I was born in Qinhuangdao, a small coastal city in Hebei Province near Beijing, in November 1995.
I grew up in an ordinary Chinese family at a time when China itself was growing at extraordinary speed. My childhood was shaped by a familiar middle-class script of the 2000s: endless extracurricular classes, rising expectations, and the quiet belief that education could change one’s fate.
Before I turned 12, my parents spent a remarkable share of the family’s income on classes for me: Go, table tennis, bamboo flute, calligraphy, painting, swimming, and more. Only Go ever really won my heart. The rest were part of the discipline of growing up.
Then came middle school, and with it, the sharper edge of competition. Hobbies gradually disappeared, replaced by tutoring, exams, and long hours of study. By the time I left home at 18, I was a textbook small-town overachiever: serious, hardworking, and eager to see a world much larger than the one I came from.
I moved to Beijing in 2014 to attend the Central University of Finance and Economics.
I did not begin as an economics student. I started in Social Work, where I was exposed to sociology and psychology, and those early encounters left a lasting mark on how I think. A year later, I transferred into economics, drawn in by the possibility of using it to understand not just markets, but social transformation.

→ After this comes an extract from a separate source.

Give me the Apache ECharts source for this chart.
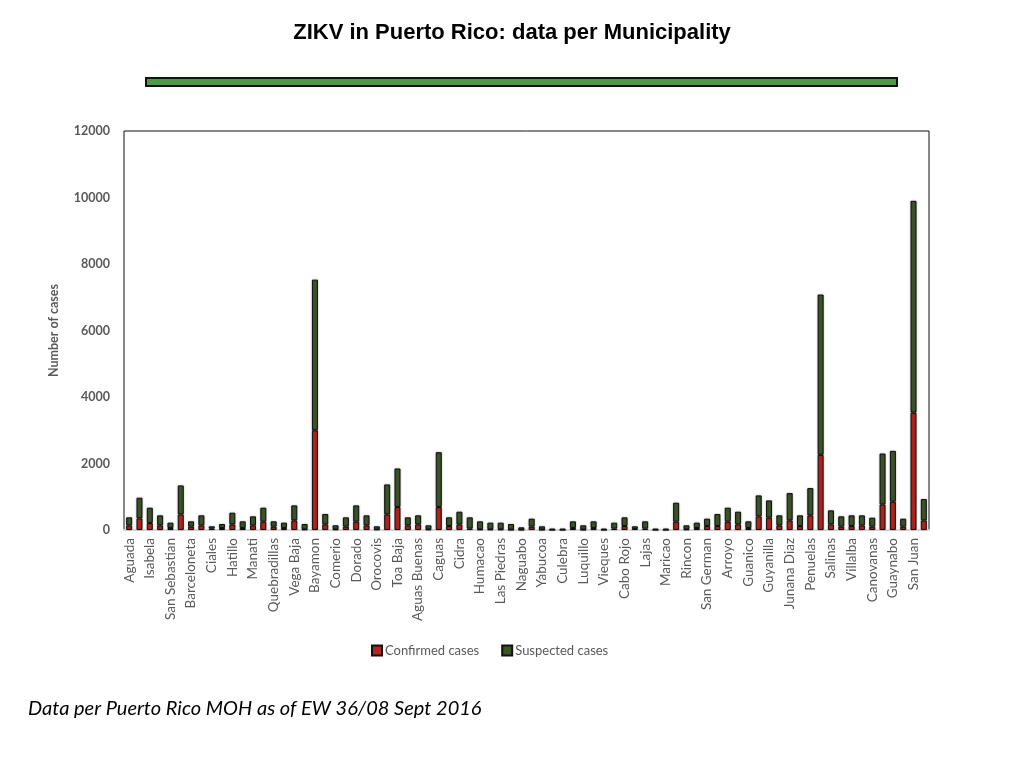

The transition was difficult, and I had to catch up quickly. But I survived it, did well academically, and eventually continued on to a PhD in Economics at the National School of Development at Peking University.
Although I was formally trained as an economist, I have never been interested in economics as a purely technical exercise. What draws me most is the real world: firms, industries, governments, and the long, uneven process of development.
I began my career in the World Bank’s Finance, Competitiveness & Innovation practice, where I worked on issues related to private sector development, industrial policy, and structural transformation. The role gave me a policy-oriented entry point into development work and helped me think more concretely about how states, firms, and industries interact in the process of economic change.
I later joined the International Finance Corporation in Johannesburg as part of my Young Professional rotation, working with the Agribusiness team for Africa. There, I moved closer to the private sector itself: evaluating companies, supporting investment processes, and working on transactions in agribusiness and industrial sectors.
Mandarin — Native
English — Working language
Spanish — Intermediate B1
Hopefully French will appear here next.